-- start --

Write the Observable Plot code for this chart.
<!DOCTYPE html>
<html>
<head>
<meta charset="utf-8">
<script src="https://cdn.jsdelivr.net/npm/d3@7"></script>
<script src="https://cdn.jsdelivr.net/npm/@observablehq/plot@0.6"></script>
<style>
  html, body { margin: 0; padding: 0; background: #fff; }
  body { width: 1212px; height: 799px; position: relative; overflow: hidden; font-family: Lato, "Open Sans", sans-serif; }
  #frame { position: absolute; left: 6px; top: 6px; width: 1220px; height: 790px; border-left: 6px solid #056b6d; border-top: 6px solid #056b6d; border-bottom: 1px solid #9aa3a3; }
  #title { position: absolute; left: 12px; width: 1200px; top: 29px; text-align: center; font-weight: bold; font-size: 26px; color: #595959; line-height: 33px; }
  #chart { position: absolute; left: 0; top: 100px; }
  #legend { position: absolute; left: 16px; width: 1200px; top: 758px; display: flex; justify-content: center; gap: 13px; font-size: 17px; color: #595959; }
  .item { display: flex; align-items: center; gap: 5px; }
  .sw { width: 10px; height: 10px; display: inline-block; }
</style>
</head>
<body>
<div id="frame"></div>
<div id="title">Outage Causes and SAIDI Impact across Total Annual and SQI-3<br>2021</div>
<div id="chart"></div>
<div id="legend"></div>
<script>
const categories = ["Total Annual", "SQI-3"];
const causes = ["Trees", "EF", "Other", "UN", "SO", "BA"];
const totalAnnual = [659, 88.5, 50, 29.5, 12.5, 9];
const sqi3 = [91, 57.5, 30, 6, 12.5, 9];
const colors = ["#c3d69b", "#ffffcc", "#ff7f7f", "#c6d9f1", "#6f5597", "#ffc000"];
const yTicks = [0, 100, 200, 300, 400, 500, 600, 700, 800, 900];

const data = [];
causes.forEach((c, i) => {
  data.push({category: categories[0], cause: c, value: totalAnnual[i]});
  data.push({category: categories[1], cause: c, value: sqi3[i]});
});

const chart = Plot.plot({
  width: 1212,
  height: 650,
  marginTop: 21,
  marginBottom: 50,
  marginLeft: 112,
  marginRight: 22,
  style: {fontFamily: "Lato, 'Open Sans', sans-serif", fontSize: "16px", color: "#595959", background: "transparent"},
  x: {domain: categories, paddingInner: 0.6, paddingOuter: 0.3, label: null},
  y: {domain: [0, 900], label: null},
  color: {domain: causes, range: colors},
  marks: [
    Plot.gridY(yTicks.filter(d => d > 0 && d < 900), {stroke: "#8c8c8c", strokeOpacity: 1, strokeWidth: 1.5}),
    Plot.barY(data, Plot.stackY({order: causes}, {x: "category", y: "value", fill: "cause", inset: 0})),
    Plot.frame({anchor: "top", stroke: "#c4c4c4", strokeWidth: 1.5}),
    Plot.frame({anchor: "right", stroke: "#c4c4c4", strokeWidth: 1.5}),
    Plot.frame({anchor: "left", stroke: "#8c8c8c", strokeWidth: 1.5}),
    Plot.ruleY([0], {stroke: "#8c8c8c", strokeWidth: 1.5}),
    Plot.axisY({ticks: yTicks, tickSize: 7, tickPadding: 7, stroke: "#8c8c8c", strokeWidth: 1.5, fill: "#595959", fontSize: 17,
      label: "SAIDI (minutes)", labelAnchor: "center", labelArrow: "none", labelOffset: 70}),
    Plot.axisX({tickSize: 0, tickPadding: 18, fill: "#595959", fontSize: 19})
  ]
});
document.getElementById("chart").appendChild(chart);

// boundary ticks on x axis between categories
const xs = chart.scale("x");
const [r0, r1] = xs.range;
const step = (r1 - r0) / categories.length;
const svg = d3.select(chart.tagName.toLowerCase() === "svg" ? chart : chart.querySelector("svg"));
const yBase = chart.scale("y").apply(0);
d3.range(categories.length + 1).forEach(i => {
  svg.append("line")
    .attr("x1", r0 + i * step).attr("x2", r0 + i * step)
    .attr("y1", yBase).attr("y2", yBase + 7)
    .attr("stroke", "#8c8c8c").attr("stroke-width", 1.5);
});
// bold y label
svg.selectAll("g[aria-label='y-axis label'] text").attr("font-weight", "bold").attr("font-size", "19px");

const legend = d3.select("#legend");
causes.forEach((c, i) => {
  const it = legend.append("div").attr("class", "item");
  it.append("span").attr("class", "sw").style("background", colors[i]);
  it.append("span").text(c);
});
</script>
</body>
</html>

-- end --

Copy every line of the material, please, keeping it exactly the same.

◆ **WRITTEN SOLUTION**:
Write the Observable Plot code for this chart.
<!DOCTYPE html>
<html>
<head>
<meta charset="utf-8">
<script src="https://cdn.jsdelivr.net/npm/d3@7"></script>
<script src="https://cdn.jsdelivr.net/npm/@observablehq/plot@0.6"></script>
<style>
  html, body { margin: 0; padding: 0; background: #fff; }
  body { width: 1212px; height: 799px; position: relative; overflow: hidden; font-family: Lato, "Open Sans", sans-serif; }
  #frame { position: absolute; left: 6px; top: 6px; width: 1220px; height: 790px; border-left: 6px solid #056b6d; border-top: 6px solid #056b6d; border-bottom: 1px solid #9aa3a3; }
  #title { position: absolute; left: 12px; width: 1200px; top: 29px; text-align: center; font-weight: bold; font-size: 26px; color: #595959; line-height: 33px; }
  #chart { position: absolute; left: 0; top: 100px; }
  #legend { position: absolute; left: 16px; width: 1200px; top: 758px; display: flex; justify-content: center; gap: 13px; font-size: 17px; color: #595959; }
  .item { display: flex; align-items: center; gap: 5px; }
  .sw { width: 10px; height: 10px; display: inline-block; }
</style>
</head>
<body>
<div id="frame"></div>
<div id="title">Outage Causes and SAIDI Impact across Total Annual and SQI-3<br>2021</div>
<div id="chart"></div>
<div id="legend"></div>
<script>
const categories = ["Total Annual", "SQI-3"];
const causes = ["Trees", "EF", "Other", "UN", "SO", "BA"];
const totalAnnual = [659, 88.5, 50, 29.5, 12.5, 9];
const sqi3 = [91, 57.5, 30, 6, 12.5, 9];
const colors = ["#c3d69b", "#ffffcc", "#ff7f7f", "#c6d9f1", "#6f5597", "#ffc000"];
const yTicks = [0, 100, 200, 300, 400, 500, 600, 700, 800, 900];

const data = [];
causes.forEach((c, i) => {
  data.push({category: categories[0], cause: c, value: totalAnnual[i]});
  data.push({category: categories[1], cause: c, value: sqi3[i]});
});

const chart = Plot.plot({
  width: 1212,
  height: 650,
  marginTop: 21,
  marginBottom: 50,
  marginLeft: 112,
  marginRight: 22,
  style: {fontFamily: "Lato, 'Open Sans', sans-serif", fontSize: "16px", color: "#595959", background: "transparent"},
  x: {domain: categories, paddingInner: 0.6, paddingOuter: 0.3, label: null},
  y: {domain: [0, 900], label: null},
  color: {domain: causes, range: colors},
  marks: [
    Plot.gridY(yTicks.filter(d => d > 0 && d < 900), {stroke: "#8c8c8c", strokeOpacity: 1, strokeWidth: 1.5}),
    Plot.barY(data, Plot.stackY({order: causes}, {x: "category", y: "value", fill: "cause", inset: 0})),
    Plot.frame({anchor: "top", stroke: "#c4c4c4", strokeWidth: 1.5}),
    Plot.frame({anchor: "right", stroke: "#c4c4c4", strokeWidth: 1.5}),
    Plot.frame({anchor: "left", stroke: "#8c8c8c", strokeWidth: 1.5}),
    Plot.ruleY([0], {stroke: "#8c8c8c", strokeWidth: 1.5}),
    Plot.axisY({ticks: yTicks, tickSize: 7, tickPadding: 7, stroke: "#8c8c8c", strokeWidth: 1.5, fill: "#595959", fontSize: 17,
      label: "SAIDI (minutes)", labelAnchor: "center", labelArrow: "none", labelOffset: 70}),
    Plot.axisX({tickSize: 0, tickPadding: 18, fill: "#595959", fontSize: 19})
  ]
});
document.getElementById("chart").appendChild(chart);

// boundary ticks on x axis between categories
const xs = chart.scale("x");
const [r0, r1] = xs.range;
const step = (r1 - r0) / categories.length;
const svg = d3.select(chart.tagName.toLowerCase() === "svg" ? chart : chart.querySelector("svg"));
const yBase = chart.scale("y").apply(0);
d3.range(categories.length + 1).forEach(i => {
  svg.append("line")
    .attr("x1", r0 + i * step).attr("x2", r0 + i * step)
    .attr("y1", yBase).attr("y2", yBase + 7)
    .attr("stroke", "#8c8c8c").attr("stroke-width", 1.5);
});
// bold y label
svg.selectAll("g[aria-label='y-axis label'] text").attr("font-weight", "bold").attr("font-size", "19px");

const legend = d3.select("#legend");
causes.forEach((c, i) => {
  const it = legend.append("div").attr("class", "item");
  it.append("span").attr("class", "sw").style("background", colors[i]);
  it.append("span").text(c);
});
</script>
</body>
</html>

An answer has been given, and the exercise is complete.